Important is if you also define a “maximum number of check attempts” and the “retry check interval”
The time from first detection of a status to sent out notifications can be relatively long if there are the wrong values specified.
Example from my environment (this is my best practice setting) - host check is here “Ping” as example

Maximum number of check attempts for host - 3
Normal check interval for host checks - 1 min
Retry check interval for host checks - 1 min

Notification is sent latest after 3 minutes after the problem occurs, no notification is sent if the problem stays only for 2 minutes.
The same you need to check for the service checks.

If you go to “WATO” - “Notifications” you will find the button.
image
With this button you can replay notifications already processed by your system.
This is ideal to test the runtime of your rules.

1 Like

This is normal in quite every infrastructure. And this is why contacts and contact groups exists and the default notification rule will send mails to the contacts of the notified object (host or server).

There really is no need to have one notification rule per host.

Hmm, interesting. I didn’t see this as a possibility. I think we ignore contact groups altogether.

In my opinion this should be mentioned somewhere in the documentation about notifications, as a best practice. It is quite easy to start configuring check_mk in a non-recommended way because there are a lot of ways to do similar things in check_mk.
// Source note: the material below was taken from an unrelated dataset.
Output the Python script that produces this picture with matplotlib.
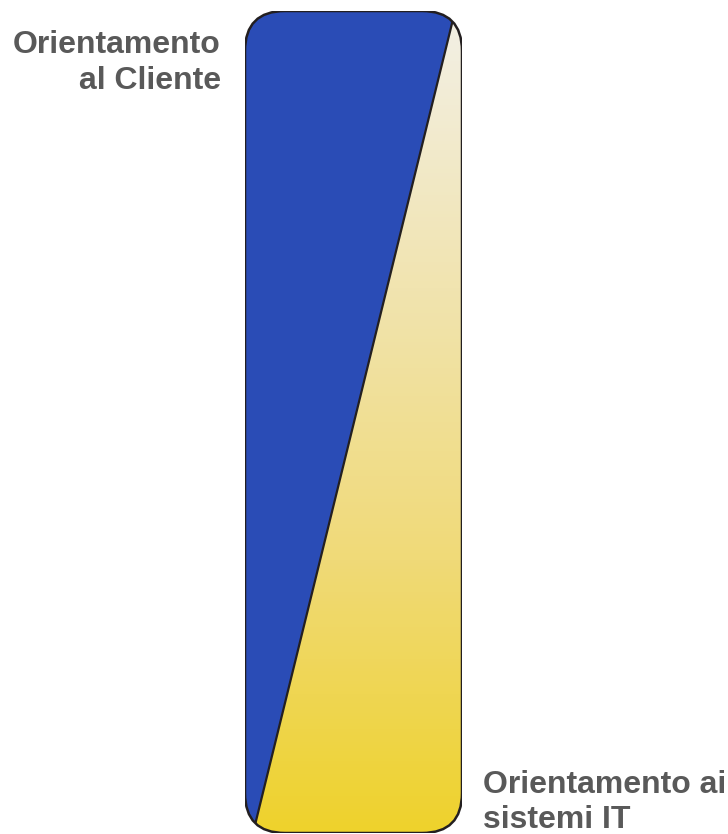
import numpy as np
import matplotlib
matplotlib.use("Agg")
import matplotlib.pyplot as plt
from matplotlib.patches import FancyBboxPatch, Polygon
from matplotlib.colors import LinearSegmentedColormap

# Two orientations and the share of the customer orientation at the top and bottom of the bar
labels = ["Orientamento\nal Cliente", "Orientamento ai\nsistemi IT"]
cliente_share = [0.968, 0.037]   # [top, bottom] fraction of bar width

blue = "#2a4cb6"
grad_colors = ["#f3f0e6", "#f1e4b0", "#f0da78", "#eed22c"]
edge = "#231f20"
text_color = "#595959"

W, H = 728, 834
fig = plt.figure(figsize=(W / 100, H / 100), dpi=100)

# bar frame in pixels
left, top, bw, bh = 245, 11, 217, 822
ax = fig.add_axes([left / W, 1 - (top + bh) / H, bw / W, bh / H])
ax.set_xlim(0, bw)
ax.set_ylim(0, bh)
ax.set_aspect("equal")
ax.axis("off")

frame = FancyBboxPatch((0, 0), bw, bh, boxstyle="round,pad=0,rounding_size=40",
                       facecolor="none", edgecolor="none", transform=ax.transData)
ax.add_patch(frame)

# vertical gradient background
cmap = LinearSegmentedColormap.from_list("grad", grad_colors[::-1])
grad = np.linspace(0, 1, 256).reshape(-1, 1)
im = ax.imshow(grad, cmap=cmap, extent=(0, bw, 0, bh), origin="lower",
               aspect="auto", interpolation="bilinear")
im.set_clip_path(frame)

# customer orientation wedge
x_top = cliente_share[0] * bw
x_bot = cliente_share[1] * bw
wedge = Polygon([(-5, -5), (x_bot, 0), (x_top, bh), (-5, bh + 5)],
                closed=True, facecolor=blue, edgecolor="none")
ax.add_patch(wedge)
wedge.set_clip_path(frame)

ln, = ax.plot([x_bot, x_top], [0, bh], color=edge, lw=1.6, solid_capstyle="butt")
ln.set_clip_path(frame)

border = FancyBboxPatch((0, 0), bw, bh, boxstyle="round,pad=0,rounding_size=40",
                        facecolor="none", edgecolor=edge, linewidth=1.8)
ax.add_patch(border)

font = dict(family=["Liberation Sans", "DejaVu Sans"], fontweight="bold",
            fontsize=23, color=text_color)
fig.text(221 / W, 1 - 30 / H, labels[0], ha="right", va="top",
         linespacing=1.27, **font)
fig.text(483 / W, 1 - 770 / H, labels[1], ha="left", va="top",
         linespacing=1.2, **font)

fig.savefig("out.png", dpi=100)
I will try to do some debugging with this “Analyse” feature or just log time of entry and time of exit of notification script. Maybe eventually migrate everything to this approach with 1 notification rule and “Notify all contacts of the notified host or service”, but this will be a pretty big migration.

You should first check what settings are done in your system for the parameter i mentioned in my last post.

If you have a check interval of 5 minutes and maximum number of attempts set to 4 and also a recheck interval of 5 minutes it takes between 15-20 minutes until the notification is sent to the users/admins.